Erin.  And interestingly, the beam accentuates the angles in the photo, don’t you think?  

📷  Maureen.  That is true.  I try very consciously now, as I make photos, to remember to look for the Japanese traditional aesthetics.  1.  Irregularity, 2.  Suggestion. 3 Simplicity.  4. Use of empty space. 5.  The imperfect. 6. Evidence of aging, or change. And more.

I find that I am taking photos differently.  I now know the aesthetic that I am looking for.

Erin.  I can see that you are framing your photos differently.  Instead of being surprised when you look at your photos, and say “Ah ha!  That is the look I am looking for,” you are intentionally designing ahead of time in your mind’s eye, and looking for that kind of image.

📷  Maureen.  I think you are right.  In reality, I think I was unconsciously taking photos in this aesthetic most of the time because it was what I was attracted to.  

I have been taking photos for a long time. Now, since I spent time analyzing the work I like,  I am able to damper down the crazy and see a quieter, more peaceful world in my photography.  

Jon.  I have a question about this composition.  When you took that photo, did you know you wanted that diagonal perspective on the side?  (The window).

In the first short film by the Lumière Brothers "The Arrival of the Train,” the angle of the train coming into the station was important to the director.

One of the brothers said that you don't take the picture face on, you take it at that very angle that you, Maureen, have designed in this photo.

Did you know as you took this photo that you were following the Lumière rule?

📷  Maureen.  I’d like to say "yes."  But, I think it is more a feeling.  I believe that you slowly develop that sight, the more you look at fine photography and the more you make photographs yourself.

In truth, it also has a lot to do with post production.  The selection of the best photos comes when you go through your photos, select them, and develop them.  This photo said, “I am a good photograph.”  And I agreed.  It makes me feel good to look at it.   By the way, this magic doesn’t happen all the time.  In fact, taking and choosing a great photograph happens only very occasionally.


About Maureen

mbfitzmahan.jpg

PHOTOGRAPHER.  Maureen Fitzmahan.  American and Irish citizen.  Born in Lincoln, Nebraska, USA.  1948.

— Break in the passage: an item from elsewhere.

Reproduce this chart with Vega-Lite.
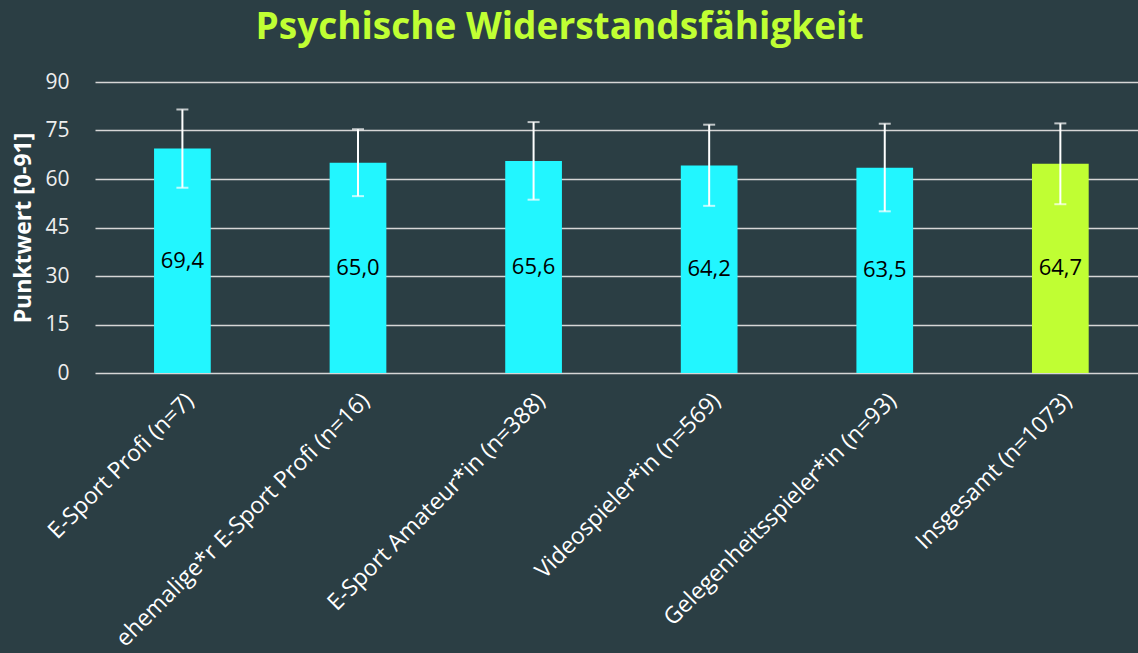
{
  "$schema": "https://vega.github.io/schema/vega-lite/v6.json",
  "autosize": {"type": "none"},
  "width": 1043,
  "height": 291,
  "padding": {"left": 95, "top": 82, "right": 0, "bottom": 280},
  "background": "#2b3e44",
  "config": {"font": "Open Sans", "view": {"stroke": null}},
  "title": {
    "text": "Psychische Widerstandsfähigkeit",
    "color": "#c0ff33",
    "fontSize": 37,
    "fontWeight": "bold",
    "font": "Open Sans",
    "anchor": "middle",
    "baseline": "alphabetic",
    "dx": -57,
    "offset": -5
  },
  "data": {
    "values": [
      {"group": "E-Sport Profi (n=7)", "mean": 69.4, "lo": 57.3, "hi": 81.5, "label": "69,4", "kind": "Gruppe"},
      {"group": "ehemalige*r E-Sport Profi (n=16)", "mean": 65.0, "lo": 54.7, "hi": 75.4, "label": "65,0", "kind": "Gruppe"},
      {"group": "E-Sport Amateur*in (n=388)", "mean": 65.6, "lo": 53.6, "hi": 77.6, "label": "65,6", "kind": "Gruppe"},
      {"group": "Videospieler*in (n=569)", "mean": 64.2, "lo": 51.7, "hi": 76.8, "label": "64,2", "kind": "Gruppe"},
      {"group": "Gelegenheitsspieler*in (n=93)", "mean": 63.5, "lo": 50.0, "hi": 77.1, "label": "63,5", "kind": "Gruppe"},
      {"group": "Insgesamt (n=1073)", "mean": 64.7, "lo": 52.2, "hi": 77.2, "label": "64,7", "kind": "Gesamt"}
    ]
  },
  "encoding": {
    "x": {
      "field": "group",
      "type": "nominal",
      "sort": null,
      "scale": {"paddingInner": 0.677, "paddingOuter": 0.3085, "align": 0.545},
      "axis": {
        "title": null,
        "labelAngle": -45,
        "labelFontSize": 23,
        "labelColor": "#ffffff",
        "labelFont": "Open Sans",
        "labelPadding": 16,
        "labelLimit": 0,
        "ticks": false,
        "domain": false
      }
    }
  },
  "layer": [
    {
      "mark": {"type": "bar"},
      "encoding": {
        "y": {
          "field": "mean",
          "type": "quantitative",
          "scale": {"domain": [0, 90], "nice": false},
          "axis": {
            "title": "Punktwert [0-91]",
            "titleFontSize": 23,
            "titleFontWeight": "bold",
            "titleColor": "#ffffff",
            "titleFont": "Open Sans",
            "titleAngle": -90,
            "titleBaseline": "middle",
            "titleX": -72,
            "titleY": 145.5,
            "values": [0, 15, 30, 45, 60, 75, 90],
            "labelFontSize": 21,
            "labelColor": "#eeeeee",
            "labelFont": "Open Sans",
            "labelPadding": 26,
            "ticks": false,
            "domain": false,
            "grid": true,
            "gridColor": "#d6d6d6",
            "gridWidth": 1.5
          }
        },
        "color": {
          "field": "kind",
          "type": "nominal",
          "scale": {"domain": ["Gruppe", "Gesamt"], "range": ["#22f6ff", "#c0fe33"]},
          "legend": null
        }
      }
    },
    {
      "mark": {"type": "rule", "color": "#ffffff", "strokeWidth": 2},
      "encoding": {
        "y": {"field": "lo", "type": "quantitative", "scale": {"domain": [0, 90], "nice": false}, "axis": null},
        "y2": {"field": "hi"}
      }
    },
    {
      "mark": {"type": "tick", "color": "#ffffff", "size": 12, "thickness": 2},
      "encoding": {
        "y": {"field": "lo", "type": "quantitative", "scale": {"domain": [0, 90], "nice": false}, "axis": null}
      }
    },
    {
      "mark": {"type": "tick", "color": "#ffffff", "size": 12, "thickness": 2},
      "encoding": {
        "y": {"field": "hi", "type": "quantitative", "scale": {"domain": [0, 90], "nice": false}, "axis": null}
      }
    },
    {
      "mark": {"type": "text", "color": "#000000", "fontSize": 22, "font": "Open Sans", "baseline": "middle", "align": "center"},
      "encoding": {
        "y": {"field": "mean", "type": "quantitative", "scale": {"domain": [0, 180], "nice": false}, "axis": null},
        "text": {"field": "label"}
      }
    }
  ],
  "resolve": {"scale": {"y": "independent"}}
}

Born and raised in America, Maureen graduated from Sophia University in Tokyo, Japan, and received a Bachelor's Degree in Far East Area Studies.  Maureen has been making photographs since the 1970s.  She was inspired by her father who, in the early 1930s used a Rolleicord to document Chinese junks and dock workers in Shanghai, China 上海市中国.

Most of Maureen's work is street and documentary photography.  Always a black and white photographer, Maureen first worked in film and developed her photos on an old Omega enlarger.  Professionally, Maureen has worked as an attorney, a university professor, a writer, and a high school teacher.  She left America in 1997 to travel and work in Europe, and later Japan, where she taught, did research, and wrote.  In the meantime, she continued to make photography.  She joined a photography studio in Ukraine and continued to film and develop in black and white. When she moved to Wales in 1998, Maureen bought her first digital Nikon.  She lived in Ukraine, Wales, Estonia, and Japan.  She returned to the United States in 2014.

Maureen writes, makes photos, and works with other artists.  She lives with her husband, who is her co-creator. Since 2018, she lives near her daughter in Brooklyn, N.Y., living in a multigenerational family home in upstate New York with her oldest daughter and her family.

Maureen works in digital black and white photography.  For the last few years she has been using a Fujifilm X-T1 with a 35mm f/1.4 XF R lens (53 mm equivalent).

Cameras:  Maureen uses Fujifilm X-T1, Leica M6, and iPhone8.